In some coastal areas, human activity is causing dead zones. Natural food resources are dying off and this affects the marine population, but it doesn’t affect the jellyfish. This can result in ‘blooms’ of jellyfish populations in which millions of them are born and mature at the same time. Once the jellyfish become the top predators in an area it is almost impossible to replace them with other marine life.

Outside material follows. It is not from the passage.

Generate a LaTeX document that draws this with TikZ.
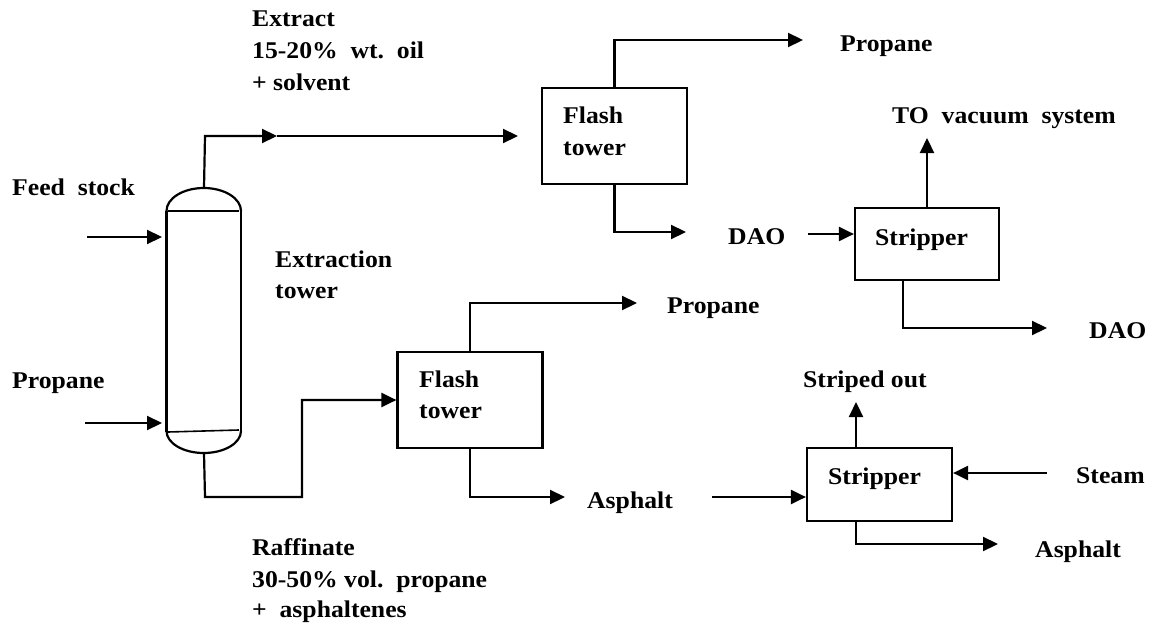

Jellyfish: Why you should be worried

Within the cells attached to Jellyfish tentacles are what are called ‘nematocysts’, which on contact inject venom into the predator or prey of the jellyfish. The venom can result in just a mild discomfort or extreme pain and death. Only certain species of jellyfish carry venom that is highly toxic to humans. It depends on which jellyfish stings you and we will be highlighting some of the most dangerous jellyfish shortly

Attacks by jellyfish

Jellyfish do not attack humans. They are passive hunters that sting anything that touches their tentacles. In this respect, prey and predator are indistinguishable. When humans are stung by Jellyfish it is because they have inadvertently come in contact with a tentacle. A group of Jellyfish is termed a ‘smack’ and once you as a swimmer are among them, it is difficult to avoid the tentacles making it seem like an attack. Incidents of Jellyfish stings have risen over the years because of the rise in the number of Jellyfish, not because of aggression.

The 3 deadliest jellyfish

The Box Jellyfish – of which there are 43 breeds – is not only the most venomous jellyfish but the most venomous of all sea creatures. Death can occur within 5 minutes of being stung. The Box jellyfish is considered more dangerous than the deadly Black Widow spider! Since records began in 1883, there have been at least 69 deaths attributed to the Box Jellyfish. These jellyfish inhabit the shallow shores of South East Asia and the Australian coastline.

The Irukandji is the next deadliest and almost all of its stings are fatal. This tiny Jellyfish only measures 25 millimetres long by 5 wide or 1/5 of an inch. They only have 4 tentacles and each can be a yard long. They are almost impossible to see. The Irukandji’s habitat is the northern and eastern coast of Australia but has been extending further south over the years. It seems that this Jellyfish has started to migrate, they have been found in the waters off Thailand, Japan and the Florida coast.

The Portuguese-man-of-war is one that everyone has heard of, however, its sting is not always fatal if the victim gets medical attention quickly. Oddly enough it isn’t considered a true Jellyfish. It is part of the Cnidaria family because it has tentacles, but scientifically it is called a siphonophore. This means that the man-of-war is actually a colony of tiny creatures called Zooids, not one complete organism. Unlike others, this creature cannot propel itself; it just drifts with the currents or is blown along by the wind. It can be found in the Atlantic, Pacific, and Indian oceans.

Summary

Unfortunately, there isn’t a great deal of scientific knowledge about Jellyfish compared to what is known about many other marine species. They are beautiful and fascinating, but some are obviously deadly. New species are being discovered all the time, so the study of them will be a long and important undertaking as their momentum for dominance continues.